Ron Wells from Film Threat, however, gave the film four stars out of five. Also praising the action scenes, Wells stated that the film's main strength was its "adult ambiguities and relationships"; its decision not to portray Joan as a "super-hero", but rather to let the audience decide whether she was a prophet or merely bipolar, concluding, "This film, as most things that involve religion, is better understood if you learn not to take everything so literally".

==Accolades==
The Messenger was nominated for eight awards at the 25th César Awards, of which it won two: Costume Design and Best Sound. The film also won two Lumière Awards for Best Director and Best Film. It was nominated for "Most Original" trailer at the 1999 Golden Trailer Awards, Best Costume Design and Best Production Design at the 1999 Las Vegas Film Critics Society Awards, and won the Golden Reel Award for Best Sound Editing.

Conversely, Milla Jovovich's performance was nominated for a Golden Raspberry Award for Worst Actress.

| Year | Event | Award | Nominee | Result |
| 1999 | Golden Raspberry Awards | Worst Actress | Milla Jovovich | Nominated |
| 1999 | Golden Trailer Awards | Most Original | Imaginary Forces | Nominated |
| 1999 | Las Vegas Film Critics Society Awards | Best Costume Design | Catherine Leterrier | Nominated |
| Best Production Design | Hugues Tissandier | Nominated |
| 2000 | César Award | Best Costume Design | Catherine Leterrier | Won |
| Best Sound | François Groult, Bruno Tarriere, Vincent Tulli | Won |
| Best Director | Luc Besson | Nominated |
| Best Photography | Thierry Arbogast | Nominated |
| Best Editing | Sylvie Landra | Nominated |
| Best Music | Éric Serra | Nominated |
| Best Production Design | Hugues Tissandier | Nominated |
| Best Film | The Messenger: The Story of Joan of Arc | Nominated |
| 2000 | Golden Reel Award | Best Sound Editing: Foreign Feature | Sound production team | Won |
| 2000 | Lumière Awards | Best Director | Luc Besson | Won |
| Best Film | The Messenger: The Story of Joan of Arc | Won |

==Home media==
The Messenger was released on DVD in the US on 4 April 2000. The DVD presented the film in its original 2.35:1 aspect ratio, and contained the original cut, running ten minutes longer than the U.S. theatrical cut.

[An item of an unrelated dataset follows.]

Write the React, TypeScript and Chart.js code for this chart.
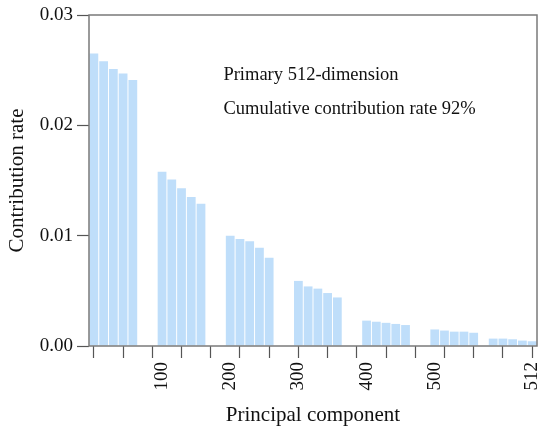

It featured English subtitles, interactive menus, "talent files", a two-page production booklet, a 24-minute HBO First Look special titled The Messenger: The Search for the Real Joan of Arc, the film's theatrical trailer, as well as trailers for Run Lola Run, Léon: The Professional and Orlando. The DVD also contained Éric Serra's original score for the film, presented in Dolby Digital 5.1 surround sound, as was the film itself. While criticizing the film itself, Heather Picker of DVD Talk gave a favorable review of the DVD release.

The film was released on Blu-ray in the US on 2 December 2008. It contained the original version of the film, with audio in English, French, Portuguese, Spanish and Thai, and subtitles in 10 languages. Glenn Erickson of DVD Talk also criticised the film, yet praised the Blu-ray release, rating it 4½ stars out of 5 for its video quality, and 4 out of 5 for its audio, although giving it only 1½ stars for its extras, noting the lack of special features. A review at Blu-Ray.com also gave a favorable review of both the audio and visual quality, stating "I don't think that there is much here one could be dissatisfied with". High-Def Digest, however, gave a more negative review. While praising the audio quality, the lack of special features was criticised, as was the video quality, which was described as being "smothered" with edge enhancement. The reviewer concluded, "Sony is practically begging people not to buy it."

The film was released in the US on 4K UHD Blu-Ray as part of a Luc Besson box set on 11 November 2025. It contained the original version of the film and the shorter US cut. It also included an 88-minute making-of documentary, In the Footsteps of Joan, as well as the documentary The Messenger: The Search for the Real Joan of Arc and interviews with director of photography Thierry Arbogast and editor Sylvie Landra.